* _AVAILABLE DATA_:
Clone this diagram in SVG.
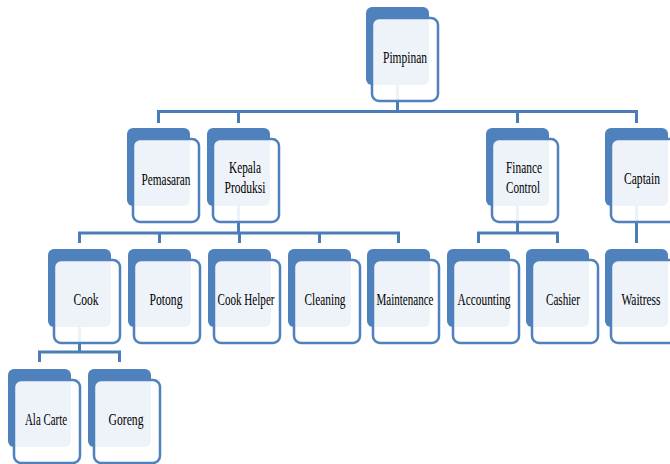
<svg xmlns="http://www.w3.org/2000/svg" width="670" height="464" viewBox="0 0 670 464">
<defs>
<style>
.back{fill:#4F81BD;}
.front{fill:#FFFFFF;fill-opacity:0.9;stroke:#4F81BD;stroke-width:2.5;}
.conn{fill:none;stroke:#4A7CB8;stroke-width:3;}
.t{font-family:"Liberation Serif","Times New Roman",serif;font-size:17px;fill:#000;text-anchor:middle;}
</style>
<g id="node-shape">
<rect class="back" x="0" y="0" width="63" height="78" rx="6"/>
<rect class="front" x="6" y="11" width="66" height="83" rx="7"/>
</g>
</defs>
<rect width="670" height="464" fill="#FFFFFF"/>
<g id="connectors">
<path class="conn" d="M397.5 85 V111.5 M158.5 123 V111.5 H636.5 V123 M238.5 111.5 V123 M517.5 111.5 V123"/>
<path class="conn" d="M238.5 206 V233 M79.5 243 V233 H398.5 V243 M159.5 233 V243 M239.5 233 V243 M319.5 233 V243"/>
<path class="conn" d="M517.5 206 V233 M478.5 243 V233 H557.5 V243"/>
<path class="conn" d="M636.5 206 V243"/>
<path class="conn" d="M79.5 327 V352 M39.5 362 V352 H119.5 V362"/>
</g>
<g id="pimpinan"><use href="#node-shape" x="366" y="7"/><text class="t" x="405" y="63" textLength="44" lengthAdjust="spacingAndGlyphs">Pimpinan</text></g>
<g id="pemasaran"><use href="#node-shape" x="127" y="128"/><text class="t" x="166" y="185" textLength="49" lengthAdjust="spacingAndGlyphs">Pemasaran</text></g>
<g id="kepala-produksi"><use href="#node-shape" x="207" y="128"/><text class="t" x="245" y="173" textLength="32" lengthAdjust="spacingAndGlyphs">Kepala</text><text class="t" x="245" y="193" textLength="41" lengthAdjust="spacingAndGlyphs">Produksi</text></g>
<g id="finance-control"><use href="#node-shape" x="486" y="128"/><text class="t" x="524" y="173" textLength="36" lengthAdjust="spacingAndGlyphs">Finance</text><text class="t" x="523" y="193" textLength="34" lengthAdjust="spacingAndGlyphs">Control</text></g>
<g id="captain"><use href="#node-shape" x="605" y="128"/><text class="t" x="642" y="184" textLength="36" lengthAdjust="spacingAndGlyphs">Captain</text></g>
<g id="cook"><use href="#node-shape" x="48" y="249"/><text class="t" x="86" y="305" textLength="25" lengthAdjust="spacingAndGlyphs">Cook</text></g>
<g id="potong"><use href="#node-shape" x="128" y="249"/><text class="t" x="166" y="305" textLength="33" lengthAdjust="spacingAndGlyphs">Potong</text></g>
<g id="cook-helper"><use href="#node-shape" x="208" y="249"/><text class="t" x="246" y="305" textLength="57" lengthAdjust="spacingAndGlyphs">Cook Helper</text></g>
<g id="cleaning"><use href="#node-shape" x="288" y="249"/><text class="t" x="325" y="305" textLength="41" lengthAdjust="spacingAndGlyphs">Cleaning</text></g>
<g id="maintenance"><use href="#node-shape" x="367" y="249"/><text class="t" x="405" y="305" textLength="57" lengthAdjust="spacingAndGlyphs">Maintenance</text></g>
<g id="accounting"><use href="#node-shape" x="447" y="249"/><text class="t" x="484" y="305" textLength="53" lengthAdjust="spacingAndGlyphs">Accounting</text></g>
<g id="cashier"><use href="#node-shape" x="526" y="249"/><text class="t" x="563" y="305" textLength="34" lengthAdjust="spacingAndGlyphs">Cashier</text></g>
<g id="waitress"><use href="#node-shape" x="605" y="249"/><text class="t" x="641" y="305" textLength="39" lengthAdjust="spacingAndGlyphs">Waitress</text></g>
<g id="ala-carte"><use href="#node-shape" x="8" y="369"/><text class="t" x="46" y="425" textLength="42" lengthAdjust="spacingAndGlyphs">Ala Carte</text></g>
<g id="goreng"><use href="#node-shape" x="88" y="369"/><text class="t" x="126" y="425" textLength="35" lengthAdjust="spacingAndGlyphs">Goreng</text></g>
</svg>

* _WHAT THE TASK REQUIRES_: Transcribe the full listing above exactly as it stands, minus the pictures.

* _SOLVED EXERCISE_:
Clone this diagram in SVG.
<svg xmlns="http://www.w3.org/2000/svg" width="670" height="464" viewBox="0 0 670 464">
<defs>
<style>
.back{fill:#4F81BD;}
.front{fill:#FFFFFF;fill-opacity:0.9;stroke:#4F81BD;stroke-width:2.5;}
.conn{fill:none;stroke:#4A7CB8;stroke-width:3;}
.t{font-family:"Liberation Serif","Times New Roman",serif;font-size:17px;fill:#000;text-anchor:middle;}
</style>
<g id="node-shape">
<rect class="back" x="0" y="0" width="63" height="78" rx="6"/>
<rect class="front" x="6" y="11" width="66" height="83" rx="7"/>
</g>
</defs>
<rect width="670" height="464" fill="#FFFFFF"/>
<g id="connectors">
<path class="conn" d="M397.5 85 V111.5 M158.5 123 V111.5 H636.5 V123 M238.5 111.5 V123 M517.5 111.5 V123"/>
<path class="conn" d="M238.5 206 V233 M79.5 243 V233 H398.5 V243 M159.5 233 V243 M239.5 233 V243 M319.5 233 V243"/>
<path class="conn" d="M517.5 206 V233 M478.5 243 V233 H557.5 V243"/>
<path class="conn" d="M636.5 206 V243"/>
<path class="conn" d="M79.5 327 V352 M39.5 362 V352 H119.5 V362"/>
</g>
<g id="pimpinan"><use href="#node-shape" x="366" y="7"/><text class="t" x="405" y="63" textLength="44" lengthAdjust="spacingAndGlyphs">Pimpinan</text></g>
<g id="pemasaran"><use href="#node-shape" x="127" y="128"/><text class="t" x="166" y="185" textLength="49" lengthAdjust="spacingAndGlyphs">Pemasaran</text></g>
<g id="kepala-produksi"><use href="#node-shape" x="207" y="128"/><text class="t" x="245" y="173" textLength="32" lengthAdjust="spacingAndGlyphs">Kepala</text><text class="t" x="245" y="193" textLength="41" lengthAdjust="spacingAndGlyphs">Produksi</text></g>
<g id="finance-control"><use href="#node-shape" x="486" y="128"/><text class="t" x="524" y="173" textLength="36" lengthAdjust="spacingAndGlyphs">Finance</text><text class="t" x="523" y="193" textLength="34" lengthAdjust="spacingAndGlyphs">Control</text></g>
<g id="captain"><use href="#node-shape" x="605" y="128"/><text class="t" x="642" y="184" textLength="36" lengthAdjust="spacingAndGlyphs">Captain</text></g>
<g id="cook"><use href="#node-shape" x="48" y="249"/><text class="t" x="86" y="305" textLength="25" lengthAdjust="spacingAndGlyphs">Cook</text></g>
<g id="potong"><use href="#node-shape" x="128" y="249"/><text class="t" x="166" y="305" textLength="33" lengthAdjust="spacingAndGlyphs">Potong</text></g>
<g id="cook-helper"><use href="#node-shape" x="208" y="249"/><text class="t" x="246" y="305" textLength="57" lengthAdjust="spacingAndGlyphs">Cook Helper</text></g>
<g id="cleaning"><use href="#node-shape" x="288" y="249"/><text class="t" x="325" y="305" textLength="41" lengthAdjust="spacingAndGlyphs">Cleaning</text></g>
<g id="maintenance"><use href="#node-shape" x="367" y="249"/><text class="t" x="405" y="305" textLength="57" lengthAdjust="spacingAndGlyphs">Maintenance</text></g>
<g id="accounting"><use href="#node-shape" x="447" y="249"/><text class="t" x="484" y="305" textLength="53" lengthAdjust="spacingAndGlyphs">Accounting</text></g>
<g id="cashier"><use href="#node-shape" x="526" y="249"/><text class="t" x="563" y="305" textLength="34" lengthAdjust="spacingAndGlyphs">Cashier</text></g>
<g id="waitress"><use href="#node-shape" x="605" y="249"/><text class="t" x="641" y="305" textLength="39" lengthAdjust="spacingAndGlyphs">Waitress</text></g>
<g id="ala-carte"><use href="#node-shape" x="8" y="369"/><text class="t" x="46" y="425" textLength="42" lengthAdjust="spacingAndGlyphs">Ala Carte</text></g>
<g id="goreng"><use href="#node-shape" x="88" y="369"/><text class="t" x="126" y="425" textLength="35" lengthAdjust="spacingAndGlyphs">Goreng</text></g>
</svg>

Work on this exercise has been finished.